- STATED TASK
Print nothing but the lines from the start of the listing below through the line that contains "plt.rcParams['font.family'] = ['Liberation". Do not include the pictures.

= = = = = = =

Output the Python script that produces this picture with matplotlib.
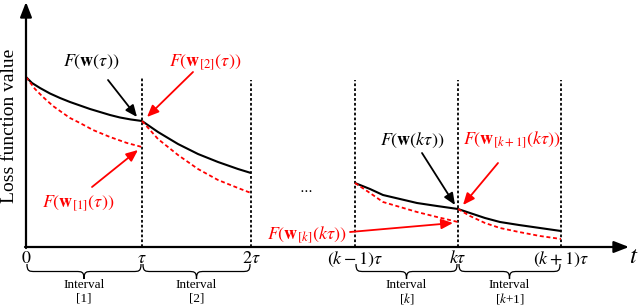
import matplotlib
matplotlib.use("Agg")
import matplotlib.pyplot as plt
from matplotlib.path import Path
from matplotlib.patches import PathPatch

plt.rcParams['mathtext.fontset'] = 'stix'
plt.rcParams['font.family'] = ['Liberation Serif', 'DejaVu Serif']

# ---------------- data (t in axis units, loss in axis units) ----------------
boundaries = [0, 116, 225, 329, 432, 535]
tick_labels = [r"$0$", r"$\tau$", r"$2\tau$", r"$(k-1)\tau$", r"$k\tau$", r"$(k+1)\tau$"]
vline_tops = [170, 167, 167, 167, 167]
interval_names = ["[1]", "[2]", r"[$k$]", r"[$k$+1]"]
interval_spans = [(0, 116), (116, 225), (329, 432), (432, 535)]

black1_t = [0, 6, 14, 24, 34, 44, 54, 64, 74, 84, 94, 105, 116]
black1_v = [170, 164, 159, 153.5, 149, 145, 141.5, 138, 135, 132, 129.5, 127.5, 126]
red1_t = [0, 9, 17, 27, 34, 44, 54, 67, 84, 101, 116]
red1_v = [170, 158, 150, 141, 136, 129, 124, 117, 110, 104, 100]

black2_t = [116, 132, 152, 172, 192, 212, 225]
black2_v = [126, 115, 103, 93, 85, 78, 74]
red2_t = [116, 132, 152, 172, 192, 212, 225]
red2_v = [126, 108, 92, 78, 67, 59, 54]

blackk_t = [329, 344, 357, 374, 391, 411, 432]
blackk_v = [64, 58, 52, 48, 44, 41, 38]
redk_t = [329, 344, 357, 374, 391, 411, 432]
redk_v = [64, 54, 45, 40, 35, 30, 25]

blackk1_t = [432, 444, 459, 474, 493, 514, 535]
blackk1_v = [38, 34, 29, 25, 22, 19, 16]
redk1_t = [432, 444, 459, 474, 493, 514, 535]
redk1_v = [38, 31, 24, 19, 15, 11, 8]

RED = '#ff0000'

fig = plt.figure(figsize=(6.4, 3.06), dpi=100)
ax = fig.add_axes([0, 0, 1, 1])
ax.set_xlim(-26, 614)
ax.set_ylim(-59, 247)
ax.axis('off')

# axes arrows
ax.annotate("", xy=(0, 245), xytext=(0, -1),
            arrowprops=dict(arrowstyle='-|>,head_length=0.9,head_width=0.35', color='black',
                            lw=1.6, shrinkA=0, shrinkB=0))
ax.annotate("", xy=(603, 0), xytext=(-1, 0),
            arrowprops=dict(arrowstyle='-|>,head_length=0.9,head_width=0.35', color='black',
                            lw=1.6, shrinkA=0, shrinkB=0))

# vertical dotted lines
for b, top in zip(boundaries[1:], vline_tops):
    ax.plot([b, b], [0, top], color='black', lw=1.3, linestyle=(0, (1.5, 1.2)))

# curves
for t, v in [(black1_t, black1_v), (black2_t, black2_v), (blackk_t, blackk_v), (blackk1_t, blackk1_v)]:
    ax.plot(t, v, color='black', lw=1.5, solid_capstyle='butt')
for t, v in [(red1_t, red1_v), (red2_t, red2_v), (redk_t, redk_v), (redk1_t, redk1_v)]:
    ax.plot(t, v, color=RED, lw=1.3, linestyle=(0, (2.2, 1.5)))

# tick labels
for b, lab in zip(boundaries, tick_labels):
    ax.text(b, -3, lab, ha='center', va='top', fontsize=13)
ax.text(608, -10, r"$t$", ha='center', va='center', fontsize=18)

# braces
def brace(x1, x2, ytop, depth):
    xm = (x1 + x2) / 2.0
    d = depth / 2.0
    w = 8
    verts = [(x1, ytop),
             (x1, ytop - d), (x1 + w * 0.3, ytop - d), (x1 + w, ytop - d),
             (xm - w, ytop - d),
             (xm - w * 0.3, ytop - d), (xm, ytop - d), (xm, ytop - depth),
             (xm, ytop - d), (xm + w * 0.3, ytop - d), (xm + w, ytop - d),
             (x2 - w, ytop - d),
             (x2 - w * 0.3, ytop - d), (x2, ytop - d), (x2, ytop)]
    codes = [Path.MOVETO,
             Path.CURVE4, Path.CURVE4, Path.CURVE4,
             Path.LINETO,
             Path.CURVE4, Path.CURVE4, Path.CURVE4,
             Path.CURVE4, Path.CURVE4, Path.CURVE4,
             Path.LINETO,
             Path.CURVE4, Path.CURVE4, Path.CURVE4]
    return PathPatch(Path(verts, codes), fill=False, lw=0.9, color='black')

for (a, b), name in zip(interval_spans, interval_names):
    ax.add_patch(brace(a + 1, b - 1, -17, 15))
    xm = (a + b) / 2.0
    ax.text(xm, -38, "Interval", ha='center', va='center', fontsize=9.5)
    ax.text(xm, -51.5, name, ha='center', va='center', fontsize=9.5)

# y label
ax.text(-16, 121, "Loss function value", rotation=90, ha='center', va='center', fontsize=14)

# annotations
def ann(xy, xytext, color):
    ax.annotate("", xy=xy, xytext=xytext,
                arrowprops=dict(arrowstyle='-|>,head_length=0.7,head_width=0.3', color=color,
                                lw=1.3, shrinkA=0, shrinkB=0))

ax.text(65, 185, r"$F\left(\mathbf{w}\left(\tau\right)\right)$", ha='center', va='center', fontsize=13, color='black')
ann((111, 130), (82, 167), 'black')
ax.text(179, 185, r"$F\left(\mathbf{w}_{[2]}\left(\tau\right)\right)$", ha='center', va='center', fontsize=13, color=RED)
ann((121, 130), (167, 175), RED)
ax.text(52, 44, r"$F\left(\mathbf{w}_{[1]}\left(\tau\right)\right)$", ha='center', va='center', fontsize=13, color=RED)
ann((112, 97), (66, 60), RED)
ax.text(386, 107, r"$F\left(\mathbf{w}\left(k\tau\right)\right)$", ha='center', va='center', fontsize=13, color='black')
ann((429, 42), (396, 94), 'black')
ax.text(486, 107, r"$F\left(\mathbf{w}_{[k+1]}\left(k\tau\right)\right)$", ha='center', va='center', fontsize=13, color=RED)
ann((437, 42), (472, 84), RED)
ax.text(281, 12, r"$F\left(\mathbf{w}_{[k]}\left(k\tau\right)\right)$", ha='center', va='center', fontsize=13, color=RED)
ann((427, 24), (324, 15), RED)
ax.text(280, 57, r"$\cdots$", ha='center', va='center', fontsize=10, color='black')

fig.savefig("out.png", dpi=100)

= = = = = = =

- RESPONSE TO THIS EXERCISE
Output the Python script that produces this picture with matplotlib.
import matplotlib
matplotlib.use("Agg")
import matplotlib.pyplot as plt
from matplotlib.path import Path
from matplotlib.patches import PathPatch

plt.rcParams['mathtext.fontset'] = 'stix'
plt.rcParams['font.family'] = ['Liberation Serif', 'DejaVu Serif']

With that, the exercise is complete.